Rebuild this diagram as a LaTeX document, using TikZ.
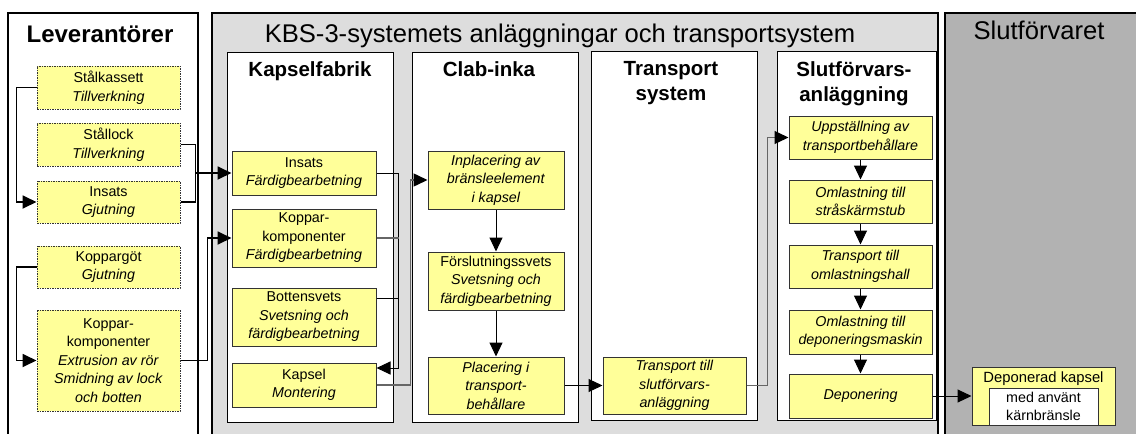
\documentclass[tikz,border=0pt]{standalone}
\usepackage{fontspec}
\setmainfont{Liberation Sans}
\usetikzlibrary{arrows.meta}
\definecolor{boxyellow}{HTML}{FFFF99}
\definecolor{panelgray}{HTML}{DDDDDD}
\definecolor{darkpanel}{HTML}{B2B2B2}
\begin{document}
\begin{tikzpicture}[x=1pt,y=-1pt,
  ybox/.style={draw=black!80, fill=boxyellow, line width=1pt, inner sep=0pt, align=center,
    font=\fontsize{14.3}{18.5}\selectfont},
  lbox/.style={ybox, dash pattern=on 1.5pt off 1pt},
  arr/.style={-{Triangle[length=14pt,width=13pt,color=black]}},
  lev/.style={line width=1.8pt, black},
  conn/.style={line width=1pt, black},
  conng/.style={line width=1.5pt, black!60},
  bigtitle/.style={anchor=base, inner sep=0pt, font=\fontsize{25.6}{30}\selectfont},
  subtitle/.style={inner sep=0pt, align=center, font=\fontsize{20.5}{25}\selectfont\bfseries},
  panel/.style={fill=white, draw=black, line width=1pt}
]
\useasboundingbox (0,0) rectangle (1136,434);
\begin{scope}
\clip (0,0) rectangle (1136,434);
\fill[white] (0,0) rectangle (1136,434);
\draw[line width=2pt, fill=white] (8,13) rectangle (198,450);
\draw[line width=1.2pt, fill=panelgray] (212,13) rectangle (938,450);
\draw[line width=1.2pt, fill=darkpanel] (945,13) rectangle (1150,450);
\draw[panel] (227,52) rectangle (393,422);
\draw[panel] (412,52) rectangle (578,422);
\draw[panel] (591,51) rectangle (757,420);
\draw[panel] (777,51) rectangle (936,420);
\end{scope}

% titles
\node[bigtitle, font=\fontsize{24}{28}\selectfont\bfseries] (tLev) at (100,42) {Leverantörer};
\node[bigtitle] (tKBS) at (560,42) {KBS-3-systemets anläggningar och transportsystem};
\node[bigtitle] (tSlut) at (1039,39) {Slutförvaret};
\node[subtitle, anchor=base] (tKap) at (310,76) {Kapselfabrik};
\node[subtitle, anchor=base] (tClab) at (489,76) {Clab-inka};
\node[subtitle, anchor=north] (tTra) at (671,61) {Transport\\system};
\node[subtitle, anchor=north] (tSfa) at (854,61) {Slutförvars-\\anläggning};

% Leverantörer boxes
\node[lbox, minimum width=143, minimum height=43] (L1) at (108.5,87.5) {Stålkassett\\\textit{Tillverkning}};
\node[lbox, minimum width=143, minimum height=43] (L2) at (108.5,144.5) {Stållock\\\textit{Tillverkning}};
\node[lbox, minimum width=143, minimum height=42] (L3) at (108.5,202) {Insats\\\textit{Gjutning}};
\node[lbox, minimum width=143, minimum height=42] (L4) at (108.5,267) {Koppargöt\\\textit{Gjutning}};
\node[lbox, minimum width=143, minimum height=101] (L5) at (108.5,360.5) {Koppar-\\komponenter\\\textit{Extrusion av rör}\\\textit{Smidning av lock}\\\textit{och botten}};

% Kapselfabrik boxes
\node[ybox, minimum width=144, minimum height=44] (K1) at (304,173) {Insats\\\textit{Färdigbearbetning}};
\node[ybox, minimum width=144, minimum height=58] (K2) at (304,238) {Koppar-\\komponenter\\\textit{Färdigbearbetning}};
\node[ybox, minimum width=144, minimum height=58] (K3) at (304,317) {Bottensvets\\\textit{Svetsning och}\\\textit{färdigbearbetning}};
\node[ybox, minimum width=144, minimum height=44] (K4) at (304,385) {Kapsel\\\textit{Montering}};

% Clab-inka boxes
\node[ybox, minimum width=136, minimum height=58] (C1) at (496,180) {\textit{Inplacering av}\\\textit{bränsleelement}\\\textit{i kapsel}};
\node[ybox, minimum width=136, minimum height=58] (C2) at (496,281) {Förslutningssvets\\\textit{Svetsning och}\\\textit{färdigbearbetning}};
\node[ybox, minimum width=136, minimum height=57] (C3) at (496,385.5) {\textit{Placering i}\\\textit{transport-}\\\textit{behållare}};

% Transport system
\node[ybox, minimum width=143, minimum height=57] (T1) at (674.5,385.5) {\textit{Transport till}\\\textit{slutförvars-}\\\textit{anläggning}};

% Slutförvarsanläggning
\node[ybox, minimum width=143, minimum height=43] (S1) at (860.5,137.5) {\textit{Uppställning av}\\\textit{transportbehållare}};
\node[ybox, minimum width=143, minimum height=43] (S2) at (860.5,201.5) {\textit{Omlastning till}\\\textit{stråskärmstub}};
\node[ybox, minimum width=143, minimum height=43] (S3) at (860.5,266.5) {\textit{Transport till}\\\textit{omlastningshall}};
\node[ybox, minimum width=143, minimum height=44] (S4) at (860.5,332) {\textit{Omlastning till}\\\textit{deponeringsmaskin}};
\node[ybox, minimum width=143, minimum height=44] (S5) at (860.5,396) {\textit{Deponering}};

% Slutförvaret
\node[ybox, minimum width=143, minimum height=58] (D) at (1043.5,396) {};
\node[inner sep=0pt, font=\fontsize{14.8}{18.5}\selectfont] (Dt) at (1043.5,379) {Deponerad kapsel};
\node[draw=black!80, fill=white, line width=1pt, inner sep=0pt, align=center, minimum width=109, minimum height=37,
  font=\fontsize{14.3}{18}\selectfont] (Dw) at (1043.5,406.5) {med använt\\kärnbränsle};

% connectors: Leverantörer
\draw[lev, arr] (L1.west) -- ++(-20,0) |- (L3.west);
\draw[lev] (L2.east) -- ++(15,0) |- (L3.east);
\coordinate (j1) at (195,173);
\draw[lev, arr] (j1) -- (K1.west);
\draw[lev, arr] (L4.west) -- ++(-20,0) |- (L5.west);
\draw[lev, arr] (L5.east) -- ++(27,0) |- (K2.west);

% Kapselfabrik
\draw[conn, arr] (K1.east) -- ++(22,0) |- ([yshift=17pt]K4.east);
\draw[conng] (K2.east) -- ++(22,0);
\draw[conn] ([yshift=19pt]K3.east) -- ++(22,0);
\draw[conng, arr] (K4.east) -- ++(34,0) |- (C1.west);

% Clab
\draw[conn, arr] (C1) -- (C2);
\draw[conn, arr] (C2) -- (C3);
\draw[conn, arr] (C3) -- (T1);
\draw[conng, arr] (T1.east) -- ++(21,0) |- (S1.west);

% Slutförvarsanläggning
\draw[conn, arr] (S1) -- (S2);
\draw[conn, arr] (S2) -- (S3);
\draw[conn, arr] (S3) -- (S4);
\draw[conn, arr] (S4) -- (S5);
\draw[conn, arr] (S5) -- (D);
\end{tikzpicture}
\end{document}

+ + +

Write the lines above out again exactly, without any of their pictures.

Rebuild this diagram as a LaTeX document, using TikZ.
\documentclass[tikz,border=0pt]{standalone}
\usepackage{fontspec}
\setmainfont{Liberation Sans}
\usetikzlibrary{arrows.meta}
\definecolor{boxyellow}{HTML}{FFFF99}
\definecolor{panelgray}{HTML}{DDDDDD}
\definecolor{darkpanel}{HTML}{B2B2B2}
\begin{document}
\begin{tikzpicture}[x=1pt,y=-1pt,
  ybox/.style={draw=black!80, fill=boxyellow, line width=1pt, inner sep=0pt, align=center,
    font=\fontsize{14.3}{18.5}\selectfont},
  lbox/.style={ybox, dash pattern=on 1.5pt off 1pt},
  arr/.style={-{Triangle[length=14pt,width=13pt,color=black]}},
  lev/.style={line width=1.8pt, black},
  conn/.style={line width=1pt, black},
  conng/.style={line width=1.5pt, black!60},
  bigtitle/.style={anchor=base, inner sep=0pt, font=\fontsize{25.6}{30}\selectfont},
  subtitle/.style={inner sep=0pt, align=center, font=\fontsize{20.5}{25}\selectfont\bfseries},
  panel/.style={fill=white, draw=black, line width=1pt}
]
\useasboundingbox (0,0) rectangle (1136,434);
\begin{scope}
\clip (0,0) rectangle (1136,434);
\fill[white] (0,0) rectangle (1136,434);
\draw[line width=2pt, fill=white] (8,13) rectangle (198,450);
\draw[line width=1.2pt, fill=panelgray] (212,13) rectangle (938,450);
\draw[line width=1.2pt, fill=darkpanel] (945,13) rectangle (1150,450);
\draw[panel] (227,52) rectangle (393,422);
\draw[panel] (412,52) rectangle (578,422);
\draw[panel] (591,51) rectangle (757,420);
\draw[panel] (777,51) rectangle (936,420);
\end{scope}

% titles
\node[bigtitle, font=\fontsize{24}{28}\selectfont\bfseries] (tLev) at (100,42) {Leverantörer};
\node[bigtitle] (tKBS) at (560,42) {KBS-3-systemets anläggningar och transportsystem};
\node[bigtitle] (tSlut) at (1039,39) {Slutförvaret};
\node[subtitle, anchor=base] (tKap) at (310,76) {Kapselfabrik};
\node[subtitle, anchor=base] (tClab) at (489,76) {Clab-inka};
\node[subtitle, anchor=north] (tTra) at (671,61) {Transport\\system};
\node[subtitle, anchor=north] (tSfa) at (854,61) {Slutförvars-\\anläggning};

% Leverantörer boxes
\node[lbox, minimum width=143, minimum height=43] (L1) at (108.5,87.5) {Stålkassett\\\textit{Tillverkning}};
\node[lbox, minimum width=143, minimum height=43] (L2) at (108.5,144.5) {Stållock\\\textit{Tillverkning}};
\node[lbox, minimum width=143, minimum height=42] (L3) at (108.5,202) {Insats\\\textit{Gjutning}};
\node[lbox, minimum width=143, minimum height=42] (L4) at (108.5,267) {Koppargöt\\\textit{Gjutning}};
\node[lbox, minimum width=143, minimum height=101] (L5) at (108.5,360.5) {Koppar-\\komponenter\\\textit{Extrusion av rör}\\\textit{Smidning av lock}\\\textit{och botten}};

% Kapselfabrik boxes
\node[ybox, minimum width=144, minimum height=44] (K1) at (304,173) {Insats\\\textit{Färdigbearbetning}};
\node[ybox, minimum width=144, minimum height=58] (K2) at (304,238) {Koppar-\\komponenter\\\textit{Färdigbearbetning}};
\node[ybox, minimum width=144, minimum height=58] (K3) at (304,317) {Bottensvets\\\textit{Svetsning och}\\\textit{färdigbearbetning}};
\node[ybox, minimum width=144, minimum height=44] (K4) at (304,385) {Kapsel\\\textit{Montering}};

% Clab-inka boxes
\node[ybox, minimum width=136, minimum height=58] (C1) at (496,180) {\textit{Inplacering av}\\\textit{bränsleelement}\\\textit{i kapsel}};
\node[ybox, minimum width=136, minimum height=58] (C2) at (496,281) {Förslutningssvets\\\textit{Svetsning och}\\\textit{färdigbearbetning}};
\node[ybox, minimum width=136, minimum height=57] (C3) at (496,385.5) {\textit{Placering i}\\\textit{transport-}\\\textit{behållare}};

% Transport system
\node[ybox, minimum width=143, minimum height=57] (T1) at (674.5,385.5) {\textit{Transport till}\\\textit{slutförvars-}\\\textit{anläggning}};

% Slutförvarsanläggning
\node[ybox, minimum width=143, minimum height=43] (S1) at (860.5,137.5) {\textit{Uppställning av}\\\textit{transportbehållare}};
\node[ybox, minimum width=143, minimum height=43] (S2) at (860.5,201.5) {\textit{Omlastning till}\\\textit{stråskärmstub}};
\node[ybox, minimum width=143, minimum height=43] (S3) at (860.5,266.5) {\textit{Transport till}\\\textit{omlastningshall}};
\node[ybox, minimum width=143, minimum height=44] (S4) at (860.5,332) {\textit{Omlastning till}\\\textit{deponeringsmaskin}};
\node[ybox, minimum width=143, minimum height=44] (S5) at (860.5,396) {\textit{Deponering}};

% Slutförvaret
\node[ybox, minimum width=143, minimum height=58] (D) at (1043.5,396) {};
\node[inner sep=0pt, font=\fontsize{14.8}{18.5}\selectfont] (Dt) at (1043.5,379) {Deponerad kapsel};
\node[draw=black!80, fill=white, line width=1pt, inner sep=0pt, align=center, minimum width=109, minimum height=37,
  font=\fontsize{14.3}{18}\selectfont] (Dw) at (1043.5,406.5) {med använt\\kärnbränsle};

% connectors: Leverantörer
\draw[lev, arr] (L1.west) -- ++(-20,0) |- (L3.west);
\draw[lev] (L2.east) -- ++(15,0) |- (L3.east);
\coordinate (j1) at (195,173);
\draw[lev, arr] (j1) -- (K1.west);
\draw[lev, arr] (L4.west) -- ++(-20,0) |- (L5.west);
\draw[lev, arr] (L5.east) -- ++(27,0) |- (K2.west);

% Kapselfabrik
\draw[conn, arr] (K1.east) -- ++(22,0) |- ([yshift=17pt]K4.east);
\draw[conng] (K2.east) -- ++(22,0);
\draw[conn] ([yshift=19pt]K3.east) -- ++(22,0);
\draw[conng, arr] (K4.east) -- ++(34,0) |- (C1.west);

% Clab
\draw[conn, arr] (C1) -- (C2);
\draw[conn, arr] (C2) -- (C3);
\draw[conn, arr] (C3) -- (T1);
\draw[conng, arr] (T1.east) -- ++(21,0) |- (S1.west);

% Slutförvarsanläggning
\draw[conn, arr] (S1) -- (S2);
\draw[conn, arr] (S2) -- (S3);
\draw[conn, arr] (S3) -- (S4);
\draw[conn, arr] (S4) -- (S5);
\draw[conn, arr] (S5) -- (D);
\end{tikzpicture}
\end{document}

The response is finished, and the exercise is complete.